WASHINGTON/VATICAN CITY (Reuters) - The National Security Agency, responsible for U.S. electronic eavesdropping, said on Wednesday that it does not target the Vatican and called an Italian media report that it had done so "not true."
Panorama magazine said on Wednesday that the NSA had eavesdropped on Vatican phone calls, possibly including when former Pope Benedict's successor was under discussion.
"The National Security Agency does not target the Vatican. Assertions that NSA has targeted the Vatican, published in Italy's Panorama magazine, are not true," NSA spokeswoman Vanee Vines said in a statement.
According to Panorama, which did not cite a source for its information, the NSA had monitored 46 million phone calls in Italy from December 10, 2012, to January 8, 2013, including conversations in and out of the Vatican.
In a press release before full publication on Thursday, Panorama said, "NSA had tapped the Pope."
The Holy See said it had no knowledge of any such activity. Asked to comment on the report, Vatican spokesman Father Federico Lombardi said: "We are not aware of anything on this issue and in any case we have no concerns about it."

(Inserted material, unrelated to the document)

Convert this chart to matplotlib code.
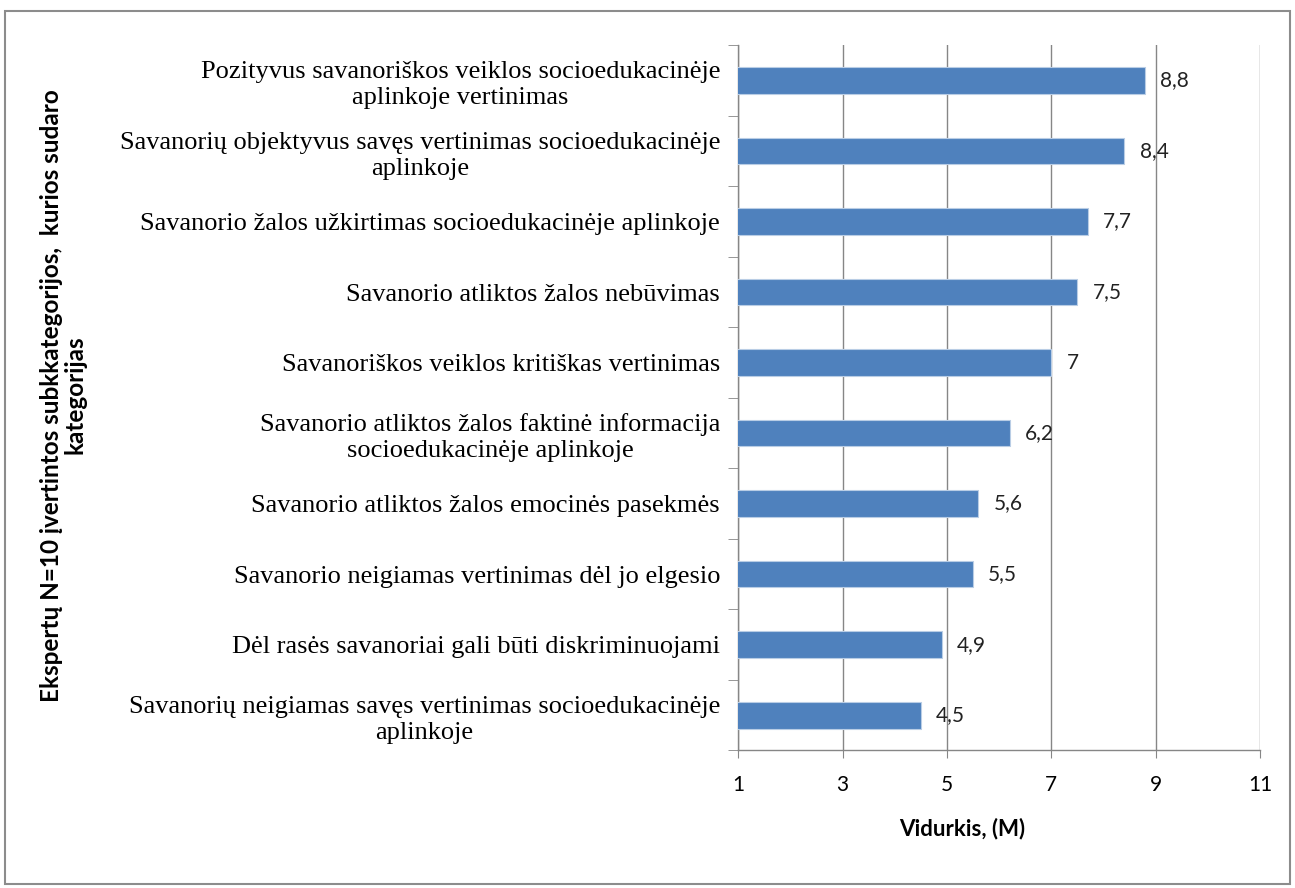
import matplotlib.pyplot as plt
import numpy as np
from matplotlib.patches import Rectangle

categories = [
    "Pozityvus savanoriškos veiklos socioedukacinėje\naplinkoje vertinimas",
    "Savanorių objektyvus savęs vertinimas socioedukacinėje\naplinkoje",
    "Savanorio žalos užkirtimas socioedukacinėje aplinkoje",
    "Savanorio atliktos žalos nebūvimas",
    "Savanoriškos veiklos kritiškas vertinimas",
    "Savanorio atliktos žalos faktinė informacija\nsocioedukacinėje aplinkoje",
    "Savanorio atliktos žalos emocinės pasekmės",
    "Savanorio neigiamas vertinimas dėl jo elgesio",
    "Dėl rasės savanoriai gali būti diskriminuojami",
    "Savanorių neigiamas savęs vertinimas socioedukacinėje\naplinkoje",
]
values = [8.8, 8.4, 7.7, 7.5, 7.0, 6.2, 5.6, 5.5, 4.9, 4.5]
x_ticks = [1, 3, 5, 7, 9, 11]

GRID = "#868686"
BAR = "#4F81BD"
SANS = "Lato"

fig = plt.figure(figsize=(12.95, 8.88), dpi=100)
ax = fig.add_axes([0.570, 0.155, 0.403, 0.794])

y = np.arange(len(categories))[::-1]
ax.barh(y, values, height=0.38, color=BAR, edgecolor="#B9CDE5", linewidth=0.8, zorder=3)

for yi, v in zip(y, values):
    txt = f"{v:g}".replace(".", ",")
    ax.annotate(txt, (v, yi), xytext=(11, 0), textcoords="offset points",
                va="center", ha="left", fontsize=15, family=SANS, color="#222222", zorder=4)

ax.set_xlim(1, 11)
ax.set_ylim(-0.5, len(categories) - 0.5)
ax.set_xticks(x_ticks)
ax.set_xticklabels([str(t) for t in x_ticks], fontsize=15, family=SANS)
ax.xaxis.grid(True, color=GRID, linewidth=1.0, zorder=0)

ax.set_yticks(y)
ax.set_yticklabels(categories, fontsize=19, family="Liberation Serif", linespacing=1.25)
for lbl in ax.get_yticklabels():
    lbl.set_multialignment("center")
ax.set_yticks(np.arange(-0.5, len(categories), 1.0), minor=True)
ax.tick_params(axis="y", which="major", length=0, pad=13)
ax.tick_params(axis="y", which="minor", length=7, color=GRID, direction="out")
ax.tick_params(axis="x", which="major", length=6, color=GRID, direction="out", pad=12)

for side in ["top", "right"]:
    ax.spines[side].set_visible(False)
for side in ["left", "bottom"]:
    ax.spines[side].set_color(GRID)
    ax.spines[side].set_linewidth(1.0)

ax.set_xlabel("Vidurkis, (M)", fontsize=16, fontweight="bold", family=SANS)
ax.xaxis.set_label_coords(0.43, -0.095)

fig.text(0.049, 0.555, "Ekspertų N=10 įvertintos subkkategorijos,  kurios sudaro\nkategorijas",
         rotation=90, ha="center", va="center", fontsize=17.5, fontweight="bold",
         family=SANS, multialignment="center", linespacing=1.05)

fig.patches.append(Rectangle((0.004, 0.004), 0.992, 0.984, transform=fig.transFigure,
                             fill=False, edgecolor="#8C8C8C", linewidth=1.5))

fig.savefig("out.png", dpi=100)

Media reports based on revelations from Edward Snowden, the former NSA contractor who has been granted asylum in Russia, have said the agency had spied on French citizens over the same period in December and January.
Last week, the German government appeared to confirm that Chancellor Angela Merkel's cell phone had also been monitored by American spies. The issue has also caused Washington problems with Brazil and China.
Panorama said the recorded Vatican phone calls were catalogued by the NSA in four categories - leadership intentions, threats to the financial system, foreign policy objectives and human rights.
Benedict resigned on February 28 this year and his successor, Pope Francis, was elected on March 13.
"It is feared" that calls were listened to up until the start of the conclave that elected Francis, the former Cardinal Jorge Mario Bergoglio of Argentina, Panorama said.
The magazine said there was also a suspicion that the Rome residence where some cardinals lived before the conclave, including the future pope, was monitored.